Alain Delons Rückkehr nach Paris: Sein schauspielerischer Höhepunkt in „Monsieur Klein“
Zurück aus Hollywood, bewies er in Paris, was in ihm als Charakterdarsteller steckte. In der Simenon-Adaptation „Der Sträfling und die Witwe“ zeigte sich 1971, dass die ungreifbaren, nur scheinbar gefühlskalten Delon-Figuren perfekt zum provinziellen Universum des Maigret-Schöpfers passen.
Seinen schauspielerischen Höhepunkt erreichte Delon wohl 1976 in „Monsieur Klein“ von Joseph Losey. Darin spielte er einen zynischen Elsässer, der unter der deutschen Besatzung des Zweiten Weltkriegs alles tut, um nicht als Jude zu gelten. Damit nährt er aber nur noch den Verdacht der Polizei. Seine letzte Fahrt führt ins Konzentrationslager. Der Film lebt ganz von der Figur Kleins, die in ihrer kleinbürgerlichen Banalität eine Lebensechtheit erhält, wie sie selten im Kino zu sehen ist.
Immerhin vermochte sich Delon in seinem Spätwerk auch über sich selbst lustig zu machen: In einer Asterix-Verfilmung parodierte er sich als Cäsar, indem er sich mit „Ave mich“ grüßte. Im richtigen Leben outete sich Delon als Anhänger eines anderen Kaisers – Napoleons – und sprach Marine Le Pen seine Unterstützung aus.
Streit in der Familie: Alains unwürdiger Abgang
1985 zog Delon in die Schweiz, wo er vierzehn Jahre später das Bürgerrecht erhielt. In seiner Seevilla bei Genf sprach er sich auch für die Sterbehilfe aus, die in Frankreich illegal ist. Später zog er sich in das französische Dorf Douchy südlich von Paris zurück. Dort lebte er mit mit einer unterirdischen Gemäldegalerie, 40 Hunden und einer Waffensammlung.

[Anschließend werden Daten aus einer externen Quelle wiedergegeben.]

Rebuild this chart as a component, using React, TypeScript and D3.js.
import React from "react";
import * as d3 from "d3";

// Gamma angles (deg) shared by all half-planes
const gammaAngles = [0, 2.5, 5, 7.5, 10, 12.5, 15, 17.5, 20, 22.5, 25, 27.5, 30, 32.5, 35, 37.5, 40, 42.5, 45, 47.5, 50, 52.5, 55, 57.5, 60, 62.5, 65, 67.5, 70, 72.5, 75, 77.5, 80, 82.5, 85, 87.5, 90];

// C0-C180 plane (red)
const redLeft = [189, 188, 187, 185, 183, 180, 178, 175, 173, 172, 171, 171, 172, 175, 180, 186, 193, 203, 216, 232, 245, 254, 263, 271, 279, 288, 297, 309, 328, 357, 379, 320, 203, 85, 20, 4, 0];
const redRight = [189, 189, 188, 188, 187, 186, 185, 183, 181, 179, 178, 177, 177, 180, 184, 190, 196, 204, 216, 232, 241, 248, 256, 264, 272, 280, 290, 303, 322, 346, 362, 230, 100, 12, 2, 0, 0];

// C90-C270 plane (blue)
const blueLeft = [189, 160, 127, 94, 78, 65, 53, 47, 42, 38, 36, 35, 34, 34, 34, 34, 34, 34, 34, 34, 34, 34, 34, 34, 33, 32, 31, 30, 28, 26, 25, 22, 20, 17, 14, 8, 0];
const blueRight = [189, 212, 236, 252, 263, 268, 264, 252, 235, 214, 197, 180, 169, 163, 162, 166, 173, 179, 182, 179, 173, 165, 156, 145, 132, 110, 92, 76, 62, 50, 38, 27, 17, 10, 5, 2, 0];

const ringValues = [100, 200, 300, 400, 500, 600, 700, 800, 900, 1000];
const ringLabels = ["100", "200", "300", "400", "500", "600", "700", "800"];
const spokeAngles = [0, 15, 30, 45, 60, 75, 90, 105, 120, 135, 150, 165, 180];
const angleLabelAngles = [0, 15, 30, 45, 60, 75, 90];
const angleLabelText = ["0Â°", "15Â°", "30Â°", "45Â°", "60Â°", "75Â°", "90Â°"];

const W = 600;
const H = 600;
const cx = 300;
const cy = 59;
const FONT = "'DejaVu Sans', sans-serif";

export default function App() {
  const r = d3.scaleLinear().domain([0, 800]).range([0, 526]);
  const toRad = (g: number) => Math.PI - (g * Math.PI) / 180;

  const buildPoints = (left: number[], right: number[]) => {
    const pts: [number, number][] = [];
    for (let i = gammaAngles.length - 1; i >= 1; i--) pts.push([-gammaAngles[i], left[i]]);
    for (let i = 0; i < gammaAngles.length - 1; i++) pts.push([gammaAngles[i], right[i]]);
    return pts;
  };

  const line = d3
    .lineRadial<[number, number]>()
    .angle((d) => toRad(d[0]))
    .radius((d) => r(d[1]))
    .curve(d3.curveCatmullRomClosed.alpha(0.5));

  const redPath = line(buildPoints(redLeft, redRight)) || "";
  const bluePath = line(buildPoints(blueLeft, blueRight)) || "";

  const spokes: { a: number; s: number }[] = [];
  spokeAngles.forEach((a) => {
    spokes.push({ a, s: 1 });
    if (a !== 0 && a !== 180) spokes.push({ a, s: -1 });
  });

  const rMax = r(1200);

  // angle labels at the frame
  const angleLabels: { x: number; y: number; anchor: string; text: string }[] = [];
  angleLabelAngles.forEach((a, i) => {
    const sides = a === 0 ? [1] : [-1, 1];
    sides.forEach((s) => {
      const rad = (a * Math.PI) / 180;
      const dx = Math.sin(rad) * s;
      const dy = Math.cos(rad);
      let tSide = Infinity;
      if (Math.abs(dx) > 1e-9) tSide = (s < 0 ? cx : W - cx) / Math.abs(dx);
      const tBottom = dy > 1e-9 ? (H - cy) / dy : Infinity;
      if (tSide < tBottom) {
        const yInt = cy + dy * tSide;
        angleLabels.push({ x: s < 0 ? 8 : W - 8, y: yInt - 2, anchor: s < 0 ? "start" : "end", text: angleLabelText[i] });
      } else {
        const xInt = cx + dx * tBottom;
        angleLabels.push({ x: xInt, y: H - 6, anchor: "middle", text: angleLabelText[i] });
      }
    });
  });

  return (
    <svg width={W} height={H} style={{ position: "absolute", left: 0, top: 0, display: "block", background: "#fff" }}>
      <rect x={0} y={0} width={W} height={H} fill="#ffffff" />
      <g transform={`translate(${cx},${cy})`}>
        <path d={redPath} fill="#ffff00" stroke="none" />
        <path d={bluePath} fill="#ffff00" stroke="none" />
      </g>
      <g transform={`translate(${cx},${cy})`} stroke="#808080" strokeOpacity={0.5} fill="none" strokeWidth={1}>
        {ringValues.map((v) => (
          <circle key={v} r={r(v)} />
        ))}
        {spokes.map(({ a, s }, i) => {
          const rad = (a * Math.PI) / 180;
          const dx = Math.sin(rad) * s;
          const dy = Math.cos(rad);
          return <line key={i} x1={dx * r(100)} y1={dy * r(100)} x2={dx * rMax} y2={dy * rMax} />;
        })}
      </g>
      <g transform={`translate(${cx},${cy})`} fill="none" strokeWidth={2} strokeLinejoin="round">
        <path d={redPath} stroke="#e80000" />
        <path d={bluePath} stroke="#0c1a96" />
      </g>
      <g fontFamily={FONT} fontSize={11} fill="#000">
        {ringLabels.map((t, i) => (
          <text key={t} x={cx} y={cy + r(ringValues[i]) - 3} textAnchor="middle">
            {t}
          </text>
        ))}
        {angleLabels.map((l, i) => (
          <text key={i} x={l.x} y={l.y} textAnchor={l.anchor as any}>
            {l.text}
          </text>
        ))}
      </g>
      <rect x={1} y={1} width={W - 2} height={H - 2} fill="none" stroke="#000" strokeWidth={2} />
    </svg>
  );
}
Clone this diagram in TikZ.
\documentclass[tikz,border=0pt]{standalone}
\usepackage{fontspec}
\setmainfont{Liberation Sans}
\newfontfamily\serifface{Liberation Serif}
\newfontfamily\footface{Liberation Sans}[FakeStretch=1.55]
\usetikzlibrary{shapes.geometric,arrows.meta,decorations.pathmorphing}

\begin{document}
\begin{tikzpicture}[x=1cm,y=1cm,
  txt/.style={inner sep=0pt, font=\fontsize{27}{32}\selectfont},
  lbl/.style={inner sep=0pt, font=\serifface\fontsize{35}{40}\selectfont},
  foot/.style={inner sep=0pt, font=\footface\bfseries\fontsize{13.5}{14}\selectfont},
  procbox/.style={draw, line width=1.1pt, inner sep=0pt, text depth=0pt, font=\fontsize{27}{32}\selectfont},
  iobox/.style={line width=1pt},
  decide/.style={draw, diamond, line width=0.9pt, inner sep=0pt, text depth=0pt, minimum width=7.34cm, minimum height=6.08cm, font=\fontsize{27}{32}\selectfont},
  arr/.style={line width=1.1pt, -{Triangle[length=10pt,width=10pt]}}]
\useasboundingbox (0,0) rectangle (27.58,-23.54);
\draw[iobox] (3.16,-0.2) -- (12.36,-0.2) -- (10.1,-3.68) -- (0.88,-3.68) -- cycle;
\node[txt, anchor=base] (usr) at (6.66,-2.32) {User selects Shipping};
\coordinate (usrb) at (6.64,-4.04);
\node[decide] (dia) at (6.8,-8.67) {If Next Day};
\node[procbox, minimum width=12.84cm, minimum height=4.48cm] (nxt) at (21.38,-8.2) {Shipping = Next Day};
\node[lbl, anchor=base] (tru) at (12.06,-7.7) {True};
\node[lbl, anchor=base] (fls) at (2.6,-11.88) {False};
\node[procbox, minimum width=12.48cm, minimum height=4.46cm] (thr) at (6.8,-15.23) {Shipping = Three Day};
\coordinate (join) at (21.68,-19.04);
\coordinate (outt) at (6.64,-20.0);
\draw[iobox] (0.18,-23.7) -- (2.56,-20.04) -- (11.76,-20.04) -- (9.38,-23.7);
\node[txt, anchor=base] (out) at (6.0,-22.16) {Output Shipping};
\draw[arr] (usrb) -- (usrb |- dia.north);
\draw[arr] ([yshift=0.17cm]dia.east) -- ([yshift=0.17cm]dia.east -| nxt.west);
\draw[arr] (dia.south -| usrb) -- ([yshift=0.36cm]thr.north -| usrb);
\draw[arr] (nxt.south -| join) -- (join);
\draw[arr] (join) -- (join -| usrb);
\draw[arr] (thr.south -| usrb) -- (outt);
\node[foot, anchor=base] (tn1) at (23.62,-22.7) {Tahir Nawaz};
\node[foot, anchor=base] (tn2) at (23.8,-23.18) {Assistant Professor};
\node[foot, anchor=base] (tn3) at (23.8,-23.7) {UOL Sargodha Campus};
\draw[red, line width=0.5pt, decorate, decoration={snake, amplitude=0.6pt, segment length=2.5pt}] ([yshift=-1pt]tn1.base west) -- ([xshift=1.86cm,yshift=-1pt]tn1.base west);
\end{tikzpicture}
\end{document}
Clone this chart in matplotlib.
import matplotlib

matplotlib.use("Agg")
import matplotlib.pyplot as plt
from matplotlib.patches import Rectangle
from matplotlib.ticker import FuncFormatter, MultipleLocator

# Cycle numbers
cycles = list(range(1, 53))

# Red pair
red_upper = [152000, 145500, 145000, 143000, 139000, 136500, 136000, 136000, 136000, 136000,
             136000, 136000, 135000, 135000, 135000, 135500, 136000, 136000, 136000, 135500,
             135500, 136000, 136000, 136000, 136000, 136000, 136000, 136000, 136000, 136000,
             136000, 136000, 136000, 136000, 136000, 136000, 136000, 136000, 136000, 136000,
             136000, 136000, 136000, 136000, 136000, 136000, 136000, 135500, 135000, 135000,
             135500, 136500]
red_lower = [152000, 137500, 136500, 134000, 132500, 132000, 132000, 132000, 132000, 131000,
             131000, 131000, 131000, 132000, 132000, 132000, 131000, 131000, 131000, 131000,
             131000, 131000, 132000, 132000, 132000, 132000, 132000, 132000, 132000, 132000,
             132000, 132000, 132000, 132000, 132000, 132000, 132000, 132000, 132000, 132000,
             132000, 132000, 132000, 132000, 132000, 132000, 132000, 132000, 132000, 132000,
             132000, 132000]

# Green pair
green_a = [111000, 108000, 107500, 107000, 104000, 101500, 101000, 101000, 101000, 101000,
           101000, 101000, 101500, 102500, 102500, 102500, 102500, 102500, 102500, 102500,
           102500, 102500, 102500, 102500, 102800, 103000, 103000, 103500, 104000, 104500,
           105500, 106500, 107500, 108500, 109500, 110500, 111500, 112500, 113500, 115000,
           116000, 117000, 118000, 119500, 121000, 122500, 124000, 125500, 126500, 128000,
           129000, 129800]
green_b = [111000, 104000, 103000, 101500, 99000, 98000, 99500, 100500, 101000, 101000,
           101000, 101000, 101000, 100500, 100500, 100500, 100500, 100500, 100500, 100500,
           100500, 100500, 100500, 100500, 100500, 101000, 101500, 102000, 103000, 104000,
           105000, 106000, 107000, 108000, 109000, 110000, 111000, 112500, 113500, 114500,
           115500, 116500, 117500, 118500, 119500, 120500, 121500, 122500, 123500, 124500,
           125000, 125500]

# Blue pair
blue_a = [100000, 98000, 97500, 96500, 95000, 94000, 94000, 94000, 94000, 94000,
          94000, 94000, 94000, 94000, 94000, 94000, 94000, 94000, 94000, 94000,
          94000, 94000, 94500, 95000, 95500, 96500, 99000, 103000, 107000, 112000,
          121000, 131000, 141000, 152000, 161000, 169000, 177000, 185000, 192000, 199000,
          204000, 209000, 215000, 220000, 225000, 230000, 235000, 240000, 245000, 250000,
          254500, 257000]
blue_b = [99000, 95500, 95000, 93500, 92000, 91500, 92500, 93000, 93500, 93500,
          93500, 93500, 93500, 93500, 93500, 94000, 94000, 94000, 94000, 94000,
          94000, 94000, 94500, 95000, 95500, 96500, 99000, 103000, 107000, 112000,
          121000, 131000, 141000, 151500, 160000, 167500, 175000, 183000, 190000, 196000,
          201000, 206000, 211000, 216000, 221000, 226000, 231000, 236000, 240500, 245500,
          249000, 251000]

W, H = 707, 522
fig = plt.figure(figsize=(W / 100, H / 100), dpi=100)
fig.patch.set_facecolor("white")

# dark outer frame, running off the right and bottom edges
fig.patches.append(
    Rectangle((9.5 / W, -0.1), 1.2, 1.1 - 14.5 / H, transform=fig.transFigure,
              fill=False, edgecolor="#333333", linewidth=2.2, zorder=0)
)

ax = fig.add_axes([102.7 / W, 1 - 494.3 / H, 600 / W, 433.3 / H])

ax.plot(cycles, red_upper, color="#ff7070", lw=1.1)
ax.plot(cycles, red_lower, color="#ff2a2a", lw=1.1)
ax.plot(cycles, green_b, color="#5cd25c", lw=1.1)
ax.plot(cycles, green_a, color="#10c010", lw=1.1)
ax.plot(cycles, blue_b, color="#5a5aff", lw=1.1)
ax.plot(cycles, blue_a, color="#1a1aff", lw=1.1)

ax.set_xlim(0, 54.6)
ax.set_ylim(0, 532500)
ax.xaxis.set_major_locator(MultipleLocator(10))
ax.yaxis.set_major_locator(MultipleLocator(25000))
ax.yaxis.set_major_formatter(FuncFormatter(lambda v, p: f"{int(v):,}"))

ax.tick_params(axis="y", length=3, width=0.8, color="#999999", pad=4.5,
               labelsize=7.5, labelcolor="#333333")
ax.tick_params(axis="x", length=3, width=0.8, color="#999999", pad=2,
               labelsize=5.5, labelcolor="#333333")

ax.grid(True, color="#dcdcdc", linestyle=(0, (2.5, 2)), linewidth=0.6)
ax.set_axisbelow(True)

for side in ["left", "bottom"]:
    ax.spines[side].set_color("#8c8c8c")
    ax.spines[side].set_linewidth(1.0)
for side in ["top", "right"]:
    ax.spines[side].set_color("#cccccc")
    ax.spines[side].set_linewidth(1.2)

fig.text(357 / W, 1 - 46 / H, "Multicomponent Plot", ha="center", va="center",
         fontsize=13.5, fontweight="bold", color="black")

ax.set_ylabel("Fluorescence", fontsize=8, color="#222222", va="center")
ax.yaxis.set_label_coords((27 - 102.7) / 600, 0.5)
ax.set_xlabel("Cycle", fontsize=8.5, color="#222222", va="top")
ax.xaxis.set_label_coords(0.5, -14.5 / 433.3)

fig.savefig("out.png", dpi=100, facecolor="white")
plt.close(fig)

Seine japanische Pflegerin behauptete, sie sei auch seine Liebhaberin; die drei anerkannten Kinder Delons zerrten sie aber 2023 wegen angeblicher Ausnutzung des greisen Schauspielers vor Gericht. Anfangs 2024 stritten sein Sohn Anthony und seine Tochter Anouchka über die Medien und vor Gericht um das Erbe. Der vielleicht größte französische Schauspieler stand unter vormundschaftlicher Aufsicht. Seine Angehörigen zufolge verstarb er „friedlich“ in seinem Bett.